On July 17th, 1944, 320 people were killed in a munitions accident at Port Chicago in California. Rather than learn from their mistakes, the US Navy protected the white officers in charge and imprisoned the African American workers. Less than 4 months later, almost 1,000 were killed in an extremely similar accident at a US Navy base in New Guinea. More people die when the lessons of history are ignored.
The US Army lost twice at Manassas during the Civil War, and the first loss could only be described as grossly incompetent. Are the park rangers no longer permitted to criticize the poor military tactics of the Union Army leaders there?
For that matter, are they still allowed to discuss the cause of the Civil War, slavery? Perhaps all the Civil War battlefields and military cemeteries should be paved over and signs put up saying, “nothing bad involving Americans ever happened here”? If current leadership insists that there were “fine people on both sides”, perhaps the Civil War should be renamed the Civil Conversation?
And are Civil Rights and race riot memorials to close? What about the history of equal education? If no Americans ever did anything negative, what was Brown v. Board about? Why did Eisenhower have to send in the 101st Airborne to integrate Little Rock Central High? Why did so many people walk from Selma to Montgomery? Why were four little girls bombed at a church in Birmingham? Who was MLK? The refusal to make any moral judgement against any Americans, past or present, means that we must accept murderers, terrorists, insurrectionists, and racists and not criticize them, even if they are the most evil of criminals. Must the KKK’s violent history be respected, while massacres of Native Americans must be erased?
What greater affront to moral thinking can there be than to deliberately erase our history?
Authoritarian Kings once demanded that they be portrayed in the most flattering light.
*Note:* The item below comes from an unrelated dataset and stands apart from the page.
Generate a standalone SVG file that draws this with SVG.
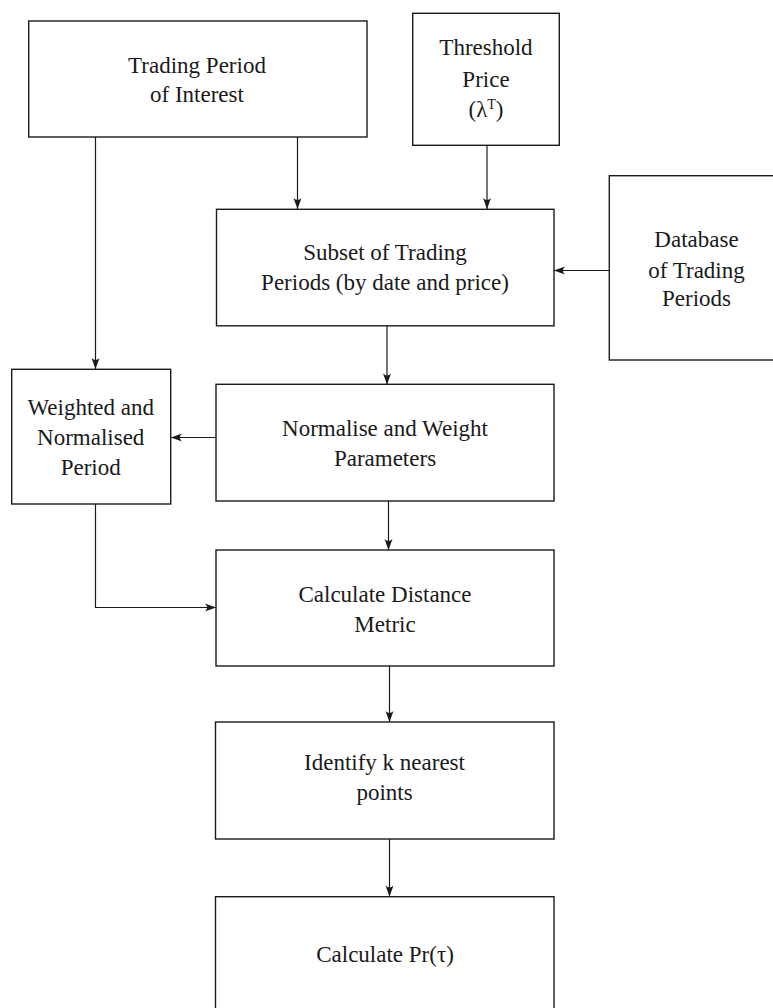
<svg xmlns="http://www.w3.org/2000/svg" width="773" height="1008" viewBox="0 0 773 1008">
  <style>
    .box { fill: #ffffff; stroke: #1a1a1a; stroke-width: 1.4; }
    text { font-family: 'Liberation Serif', 'Times New Roman', Times, serif; font-size: 23px; fill: #1a1a1a; text-anchor: middle; }
    .sup { font-size: 14px; }
    .edge { fill: none; stroke: #1a1a1a; stroke-width: 1.2; marker-end: url(#arrow); }
  </style>
  <defs>
    <marker id="arrow" markerUnits="userSpaceOnUse" markerWidth="14" markerHeight="10" viewBox="-12 -5 13 10" refX="0" refY="0" orient="auto">
      <path d="M0,0 L-11,-4 Q-7,0 -11,4 Z" fill="#1a1a1a"/>
    </marker>
  </defs>
  <rect width="773" height="1008" fill="#ffffff"/>

  <!-- connectors -->
  <g id="connectors">
    <path class="edge" d="M95.5,137 V369"/>
    <path class="edge" d="M297.5,137 V209"/>
    <path class="edge" d="M487,145.5 V209"/>
    <path class="edge" d="M609.5,270.5 H554"/>
    <path class="edge" d="M387,326 V384.5"/>
    <path class="edge" d="M216,437.5 H171"/>
    <path class="edge" d="M388.5,501 V550"/>
    <path class="edge" d="M95.5,504 V607.5 H216"/>
    <path class="edge" d="M389.5,666 V722"/>
    <path class="edge" d="M389.5,839 V896.5"/>
  </g>

  <g id="trading-period" font-family="Liberation Serif, serif">
    <rect class="box" x="28.7" y="21" width="338.3" height="116"/>
    <text x="197" y="72.5">Trading Period</text>
    <text x="197" y="101.5">of Interest</text>
  </g>

  <g id="threshold-price">
    <rect class="box" x="412.7" y="13.3" width="146.6" height="132"/>
    <text x="486" y="55">Threshold</text>
    <text x="486" y="86.5">Price</text>
    <text x="486" y="116.5">(λ<tspan class="sup" dy="-8">T</tspan><tspan dy="8">)</tspan></text>
  </g>

  <g id="subset">
    <rect class="box" x="216.5" y="209.3" width="337.5" height="116.5"/>
    <text x="385" y="260">Subset of Trading</text>
    <text x="385" y="290">Periods (by date and price)</text>
  </g>

  <g id="database">
    <rect class="box" x="609.3" y="175.7" width="180" height="184.3"/>
    <text x="696.5" y="246.5">Database</text>
    <text x="696.5" y="277.5">of Trading</text>
    <text x="696.5" y="306">Periods</text>
  </g>

  <g id="weighted-period">
    <rect class="box" x="11.7" y="369.3" width="159" height="134.7"/>
    <text x="90.7" y="415">Weighted and</text>
    <text x="90.7" y="445">Normalised</text>
    <text x="90.7" y="475">Period</text>
  </g>

  <g id="normalise">
    <rect class="box" x="216" y="384.3" width="338" height="116.7"/>
    <text x="385" y="436">Normalise and Weight</text>
    <text x="385" y="466">Parameters</text>
  </g>

  <g id="distance">
    <rect class="box" x="216" y="550" width="338" height="116"/>
    <text x="385" y="601.5">Calculate Distance</text>
    <text x="385" y="631.5">Metric</text>
  </g>

  <g id="nearest">
    <rect class="box" x="215.5" y="722" width="338.5" height="117"/>
    <text x="384.5" y="770">Identify k nearest</text>
    <text x="384.5" y="800">points</text>
  </g>

  <g id="probability">
    <rect class="box" x="215.5" y="896.7" width="338.5" height="130"/>
    <text x="385" y="961.5">Calculate Pr(τ)</text>
  </g>
</svg>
Then King Charles I of England was executed by a Parliamentarian revolutionary named Oliver Cromwell. A famous portrait artist had drawn a flattering portrait of Cromwell, before inviting him to sit for a more complete portrait. Cromwell saw the other picture and famously demanded that the artist paint him as he really was, “warts and all”.
Whitewashed history is a lie, which is designed to mislead us. Real events must be studied as accurately as possible in order to inform us. Every generation must go back to history to gather the lessons they need to inform their moral thinking for the decisions that must be made tomorrow.
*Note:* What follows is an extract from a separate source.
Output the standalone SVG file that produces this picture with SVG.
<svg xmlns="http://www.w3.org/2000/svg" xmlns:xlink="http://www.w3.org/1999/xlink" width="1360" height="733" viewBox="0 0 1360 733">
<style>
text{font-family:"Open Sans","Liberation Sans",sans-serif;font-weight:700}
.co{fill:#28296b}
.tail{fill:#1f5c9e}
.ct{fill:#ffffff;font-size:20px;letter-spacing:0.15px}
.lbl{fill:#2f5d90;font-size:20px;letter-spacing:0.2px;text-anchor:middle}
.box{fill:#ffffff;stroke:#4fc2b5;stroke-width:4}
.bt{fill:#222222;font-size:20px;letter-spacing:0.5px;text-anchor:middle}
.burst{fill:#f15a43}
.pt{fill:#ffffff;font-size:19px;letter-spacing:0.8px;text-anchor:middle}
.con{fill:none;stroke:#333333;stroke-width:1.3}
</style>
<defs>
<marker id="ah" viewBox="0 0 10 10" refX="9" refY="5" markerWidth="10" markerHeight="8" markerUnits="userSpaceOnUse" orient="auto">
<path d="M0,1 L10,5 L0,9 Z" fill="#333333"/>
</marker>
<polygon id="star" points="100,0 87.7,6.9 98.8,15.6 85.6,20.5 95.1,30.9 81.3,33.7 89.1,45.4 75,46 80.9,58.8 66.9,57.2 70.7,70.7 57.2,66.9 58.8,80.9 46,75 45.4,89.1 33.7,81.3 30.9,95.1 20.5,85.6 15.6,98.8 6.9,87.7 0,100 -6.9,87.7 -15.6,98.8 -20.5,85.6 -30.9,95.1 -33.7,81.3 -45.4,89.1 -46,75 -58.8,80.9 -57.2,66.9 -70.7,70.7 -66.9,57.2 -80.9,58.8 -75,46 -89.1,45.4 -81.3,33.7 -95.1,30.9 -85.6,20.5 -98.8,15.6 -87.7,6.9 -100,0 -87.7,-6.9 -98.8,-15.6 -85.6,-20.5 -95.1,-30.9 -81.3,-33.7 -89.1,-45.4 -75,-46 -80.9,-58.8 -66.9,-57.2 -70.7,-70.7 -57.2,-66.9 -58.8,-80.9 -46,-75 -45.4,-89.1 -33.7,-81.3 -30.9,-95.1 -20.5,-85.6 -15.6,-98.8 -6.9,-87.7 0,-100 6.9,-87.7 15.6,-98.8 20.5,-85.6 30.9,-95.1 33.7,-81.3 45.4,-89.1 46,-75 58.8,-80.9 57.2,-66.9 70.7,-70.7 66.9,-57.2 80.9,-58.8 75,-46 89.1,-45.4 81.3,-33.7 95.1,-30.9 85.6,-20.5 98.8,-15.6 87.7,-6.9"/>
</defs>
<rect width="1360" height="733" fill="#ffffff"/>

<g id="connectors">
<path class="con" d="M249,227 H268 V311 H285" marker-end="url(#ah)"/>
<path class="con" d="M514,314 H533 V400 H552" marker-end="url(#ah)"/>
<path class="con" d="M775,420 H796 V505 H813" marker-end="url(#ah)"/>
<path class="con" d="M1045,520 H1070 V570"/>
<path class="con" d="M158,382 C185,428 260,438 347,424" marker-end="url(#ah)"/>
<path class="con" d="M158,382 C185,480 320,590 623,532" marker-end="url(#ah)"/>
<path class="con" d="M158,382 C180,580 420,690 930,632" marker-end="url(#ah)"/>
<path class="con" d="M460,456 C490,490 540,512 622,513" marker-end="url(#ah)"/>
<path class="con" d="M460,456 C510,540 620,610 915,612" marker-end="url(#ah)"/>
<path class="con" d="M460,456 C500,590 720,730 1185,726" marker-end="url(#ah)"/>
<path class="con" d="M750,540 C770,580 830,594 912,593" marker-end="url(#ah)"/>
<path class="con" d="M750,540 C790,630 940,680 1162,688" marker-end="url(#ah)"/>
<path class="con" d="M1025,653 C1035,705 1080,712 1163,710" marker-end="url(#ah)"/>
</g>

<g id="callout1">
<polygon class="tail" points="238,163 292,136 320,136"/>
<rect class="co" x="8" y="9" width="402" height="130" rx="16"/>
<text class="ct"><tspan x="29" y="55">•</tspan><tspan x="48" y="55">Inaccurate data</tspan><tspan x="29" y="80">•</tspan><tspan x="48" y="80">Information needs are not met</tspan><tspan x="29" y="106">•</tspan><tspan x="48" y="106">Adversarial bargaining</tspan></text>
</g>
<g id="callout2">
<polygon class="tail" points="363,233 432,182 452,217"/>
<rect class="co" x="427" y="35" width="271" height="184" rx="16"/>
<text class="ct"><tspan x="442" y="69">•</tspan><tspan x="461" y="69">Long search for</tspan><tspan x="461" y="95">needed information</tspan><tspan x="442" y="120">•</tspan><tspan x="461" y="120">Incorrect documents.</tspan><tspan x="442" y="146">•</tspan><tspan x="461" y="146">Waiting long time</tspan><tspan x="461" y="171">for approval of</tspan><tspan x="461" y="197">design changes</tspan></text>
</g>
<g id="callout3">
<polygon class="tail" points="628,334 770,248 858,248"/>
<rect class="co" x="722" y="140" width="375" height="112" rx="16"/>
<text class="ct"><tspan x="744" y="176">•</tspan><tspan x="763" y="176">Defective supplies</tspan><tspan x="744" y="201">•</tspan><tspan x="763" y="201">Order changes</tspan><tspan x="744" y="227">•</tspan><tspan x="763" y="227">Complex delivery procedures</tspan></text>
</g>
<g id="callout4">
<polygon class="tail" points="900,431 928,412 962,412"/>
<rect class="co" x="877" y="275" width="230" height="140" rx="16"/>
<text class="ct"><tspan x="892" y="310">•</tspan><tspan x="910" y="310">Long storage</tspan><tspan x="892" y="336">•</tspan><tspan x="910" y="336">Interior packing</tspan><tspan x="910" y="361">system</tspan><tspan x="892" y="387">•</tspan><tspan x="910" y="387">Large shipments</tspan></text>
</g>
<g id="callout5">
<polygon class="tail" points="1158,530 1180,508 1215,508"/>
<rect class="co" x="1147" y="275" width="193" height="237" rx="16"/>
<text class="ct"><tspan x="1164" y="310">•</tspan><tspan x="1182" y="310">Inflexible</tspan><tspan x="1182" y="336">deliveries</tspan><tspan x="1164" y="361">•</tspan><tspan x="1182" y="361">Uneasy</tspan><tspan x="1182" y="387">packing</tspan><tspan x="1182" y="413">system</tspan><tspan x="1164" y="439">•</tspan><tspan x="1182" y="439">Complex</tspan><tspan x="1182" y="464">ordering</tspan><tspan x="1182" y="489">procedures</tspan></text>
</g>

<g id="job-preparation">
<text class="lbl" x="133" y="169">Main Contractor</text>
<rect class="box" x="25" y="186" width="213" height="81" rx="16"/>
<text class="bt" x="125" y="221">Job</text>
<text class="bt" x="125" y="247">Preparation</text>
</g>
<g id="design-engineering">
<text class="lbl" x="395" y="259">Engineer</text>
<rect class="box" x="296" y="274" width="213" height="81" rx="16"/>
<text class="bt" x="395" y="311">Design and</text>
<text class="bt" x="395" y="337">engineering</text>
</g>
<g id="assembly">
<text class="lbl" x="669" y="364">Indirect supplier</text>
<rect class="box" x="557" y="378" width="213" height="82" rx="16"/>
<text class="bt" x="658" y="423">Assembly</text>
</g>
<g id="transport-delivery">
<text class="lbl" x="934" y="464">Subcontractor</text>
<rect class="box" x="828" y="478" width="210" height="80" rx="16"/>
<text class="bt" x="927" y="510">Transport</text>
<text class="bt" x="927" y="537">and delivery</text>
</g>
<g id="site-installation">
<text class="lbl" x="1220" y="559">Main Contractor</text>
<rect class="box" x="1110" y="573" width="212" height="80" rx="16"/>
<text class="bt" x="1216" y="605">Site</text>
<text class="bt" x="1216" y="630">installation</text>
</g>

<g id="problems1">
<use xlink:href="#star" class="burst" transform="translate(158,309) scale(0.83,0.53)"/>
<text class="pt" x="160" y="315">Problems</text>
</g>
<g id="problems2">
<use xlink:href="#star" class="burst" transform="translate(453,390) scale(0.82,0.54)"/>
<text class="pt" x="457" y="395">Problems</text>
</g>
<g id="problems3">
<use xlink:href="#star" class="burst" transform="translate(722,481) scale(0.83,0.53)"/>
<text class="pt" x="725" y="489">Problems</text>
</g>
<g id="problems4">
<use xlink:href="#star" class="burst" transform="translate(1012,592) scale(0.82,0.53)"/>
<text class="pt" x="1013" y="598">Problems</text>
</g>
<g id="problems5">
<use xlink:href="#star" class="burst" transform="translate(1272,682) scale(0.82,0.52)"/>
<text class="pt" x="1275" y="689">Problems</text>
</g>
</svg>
Before the 4th of July tomorrow, let me point out a few highlights from the 23 national park sites in our nation’s capital. Although this was my first region completed, I’ve returned several times for reopened exhibits and other sites. There’s lots to see and do in this compact city.
Best historic site: the Frederick Douglass home has much to teach us about the 19th century Civil Rights leader. (The recently refurbished Belmont-Paul house is also well worthwhile).
Best park: Kenilworth Park & Aquatic Gardens is beautiful, especially from lotus & lilies blooming in summer, with birds and reptiles and more to see all year.
Best presidential memorial: the Lincoln Memorial, with French’s statue inside, overlooking the reflecting pool outside.
Best tour: the White House. Contact your Congressperson and get a ticket.
Best view: top of Washington Monument. I know it’s a pain to get tickets, that it’s cramped and the windows are small. But Washington hired L’Enfant to design the city & mall, and from here it all makes sense.
Best war memorial: the Vietnam Veterans Memorial takes you beneath the green grass to grieve.